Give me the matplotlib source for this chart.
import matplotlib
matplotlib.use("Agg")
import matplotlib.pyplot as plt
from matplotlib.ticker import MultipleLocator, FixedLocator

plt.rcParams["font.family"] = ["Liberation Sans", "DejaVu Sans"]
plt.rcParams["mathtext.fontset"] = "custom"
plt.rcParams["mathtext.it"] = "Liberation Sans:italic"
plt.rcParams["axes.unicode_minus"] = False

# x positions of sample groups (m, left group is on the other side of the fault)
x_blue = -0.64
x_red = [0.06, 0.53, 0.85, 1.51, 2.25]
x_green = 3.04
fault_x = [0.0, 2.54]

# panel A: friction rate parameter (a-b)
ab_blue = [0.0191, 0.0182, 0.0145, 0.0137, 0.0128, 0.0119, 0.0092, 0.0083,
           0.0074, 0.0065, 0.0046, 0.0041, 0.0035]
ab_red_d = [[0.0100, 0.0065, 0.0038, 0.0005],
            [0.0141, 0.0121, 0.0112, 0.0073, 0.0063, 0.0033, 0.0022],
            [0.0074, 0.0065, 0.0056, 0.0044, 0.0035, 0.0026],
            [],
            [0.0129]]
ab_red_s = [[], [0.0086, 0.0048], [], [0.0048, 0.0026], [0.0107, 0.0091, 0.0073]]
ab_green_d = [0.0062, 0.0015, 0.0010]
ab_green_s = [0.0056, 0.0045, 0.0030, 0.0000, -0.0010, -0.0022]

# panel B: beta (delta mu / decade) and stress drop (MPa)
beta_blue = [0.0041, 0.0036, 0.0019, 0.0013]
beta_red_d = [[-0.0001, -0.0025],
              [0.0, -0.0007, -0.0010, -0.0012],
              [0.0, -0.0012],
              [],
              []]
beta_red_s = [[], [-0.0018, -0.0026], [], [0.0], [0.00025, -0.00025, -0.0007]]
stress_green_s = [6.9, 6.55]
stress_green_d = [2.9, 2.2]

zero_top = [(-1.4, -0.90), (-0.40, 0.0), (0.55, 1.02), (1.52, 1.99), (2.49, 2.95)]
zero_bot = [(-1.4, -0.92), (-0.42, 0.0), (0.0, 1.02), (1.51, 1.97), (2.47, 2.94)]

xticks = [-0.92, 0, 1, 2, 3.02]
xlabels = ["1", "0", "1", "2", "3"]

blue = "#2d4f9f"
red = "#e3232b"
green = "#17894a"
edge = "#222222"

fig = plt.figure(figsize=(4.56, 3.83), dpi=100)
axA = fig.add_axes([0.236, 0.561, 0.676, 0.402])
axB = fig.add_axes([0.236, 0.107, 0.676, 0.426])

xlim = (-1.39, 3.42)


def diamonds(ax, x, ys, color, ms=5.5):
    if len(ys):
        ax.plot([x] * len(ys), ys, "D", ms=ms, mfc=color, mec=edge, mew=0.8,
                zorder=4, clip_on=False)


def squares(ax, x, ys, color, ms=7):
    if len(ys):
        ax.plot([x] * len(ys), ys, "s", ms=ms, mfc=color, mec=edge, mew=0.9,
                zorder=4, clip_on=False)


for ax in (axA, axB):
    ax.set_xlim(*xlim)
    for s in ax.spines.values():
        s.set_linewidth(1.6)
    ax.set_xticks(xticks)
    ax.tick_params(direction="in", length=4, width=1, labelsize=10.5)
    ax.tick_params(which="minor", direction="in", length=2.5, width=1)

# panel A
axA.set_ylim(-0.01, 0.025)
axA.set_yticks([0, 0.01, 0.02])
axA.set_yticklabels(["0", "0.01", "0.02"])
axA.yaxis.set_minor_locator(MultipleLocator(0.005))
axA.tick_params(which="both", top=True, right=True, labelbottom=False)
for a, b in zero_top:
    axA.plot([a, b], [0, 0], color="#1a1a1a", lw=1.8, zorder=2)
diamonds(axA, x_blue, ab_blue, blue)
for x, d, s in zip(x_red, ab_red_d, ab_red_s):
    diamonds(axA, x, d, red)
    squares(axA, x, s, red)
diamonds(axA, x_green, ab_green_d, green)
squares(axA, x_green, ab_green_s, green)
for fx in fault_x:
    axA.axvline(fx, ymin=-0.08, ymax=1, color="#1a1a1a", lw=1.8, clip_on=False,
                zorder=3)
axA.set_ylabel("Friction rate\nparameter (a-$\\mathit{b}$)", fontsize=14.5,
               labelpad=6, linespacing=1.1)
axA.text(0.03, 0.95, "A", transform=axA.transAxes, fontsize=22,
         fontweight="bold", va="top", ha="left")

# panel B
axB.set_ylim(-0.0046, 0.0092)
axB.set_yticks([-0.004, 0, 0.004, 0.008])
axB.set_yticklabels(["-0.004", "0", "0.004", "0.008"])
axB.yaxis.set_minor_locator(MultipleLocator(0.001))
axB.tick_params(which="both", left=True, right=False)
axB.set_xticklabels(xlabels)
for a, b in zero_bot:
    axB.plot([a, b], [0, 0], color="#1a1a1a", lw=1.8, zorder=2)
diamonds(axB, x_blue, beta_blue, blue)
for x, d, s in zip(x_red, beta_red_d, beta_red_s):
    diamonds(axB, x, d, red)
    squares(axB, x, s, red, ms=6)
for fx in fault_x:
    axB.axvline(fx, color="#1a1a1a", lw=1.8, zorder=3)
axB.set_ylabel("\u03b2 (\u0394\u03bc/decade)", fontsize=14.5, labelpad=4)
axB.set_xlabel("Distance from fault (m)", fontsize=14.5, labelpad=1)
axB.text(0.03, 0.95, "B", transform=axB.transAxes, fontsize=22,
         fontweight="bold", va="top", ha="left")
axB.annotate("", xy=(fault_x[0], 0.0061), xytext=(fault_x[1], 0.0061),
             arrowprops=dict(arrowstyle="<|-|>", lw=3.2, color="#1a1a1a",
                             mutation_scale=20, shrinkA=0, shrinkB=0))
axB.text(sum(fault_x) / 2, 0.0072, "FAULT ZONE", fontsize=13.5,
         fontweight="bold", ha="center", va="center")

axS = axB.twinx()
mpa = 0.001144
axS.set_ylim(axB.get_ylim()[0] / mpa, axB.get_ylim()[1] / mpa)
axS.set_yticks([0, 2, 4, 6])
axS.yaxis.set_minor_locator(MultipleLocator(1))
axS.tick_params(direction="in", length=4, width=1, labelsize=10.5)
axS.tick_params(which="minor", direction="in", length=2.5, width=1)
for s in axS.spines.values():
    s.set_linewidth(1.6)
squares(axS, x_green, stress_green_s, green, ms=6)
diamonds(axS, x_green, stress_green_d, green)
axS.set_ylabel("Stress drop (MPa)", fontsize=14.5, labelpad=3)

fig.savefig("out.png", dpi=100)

=======

→ Description of the task: Return, please, the lines of the data from the first through the line containing "ab_green_s = [0.0056, 0.0045, 0.0030, 0.0000, -0.0010, -0.0022]", both kept, exactly as they stand and nothing more.

→ Response to this exercise:
Give me the matplotlib source for this chart.
import matplotlib
matplotlib.use("Agg")
import matplotlib.pyplot as plt
from matplotlib.ticker import MultipleLocator, FixedLocator

plt.rcParams["font.family"] = ["Liberation Sans", "DejaVu Sans"]
plt.rcParams["mathtext.fontset"] = "custom"
plt.rcParams["mathtext.it"] = "Liberation Sans:italic"
plt.rcParams["axes.unicode_minus"] = False

# x positions of sample groups (m, left group is on the other side of the fault)
x_blue = -0.64
x_red = [0.06, 0.53, 0.85, 1.51, 2.25]
x_green = 3.04
fault_x = [0.0, 2.54]

# panel A: friction rate parameter (a-b)
ab_blue = [0.0191, 0.0182, 0.0145, 0.0137, 0.0128, 0.0119, 0.0092, 0.0083,
           0.0074, 0.0065, 0.0046, 0.0041, 0.0035]
ab_red_d = [[0.0100, 0.0065, 0.0038, 0.0005],
            [0.0141, 0.0121, 0.0112, 0.0073, 0.0063, 0.0033, 0.0022],
            [0.0074, 0.0065, 0.0056, 0.0044, 0.0035, 0.0026],
            [],
            [0.0129]]
ab_red_s = [[], [0.0086, 0.0048], [], [0.0048, 0.0026], [0.0107, 0.0091, 0.0073]]
ab_green_d = [0.0062, 0.0015, 0.0010]
ab_green_s = [0.0056, 0.0045, 0.0030, 0.0000, -0.0010, -0.0022]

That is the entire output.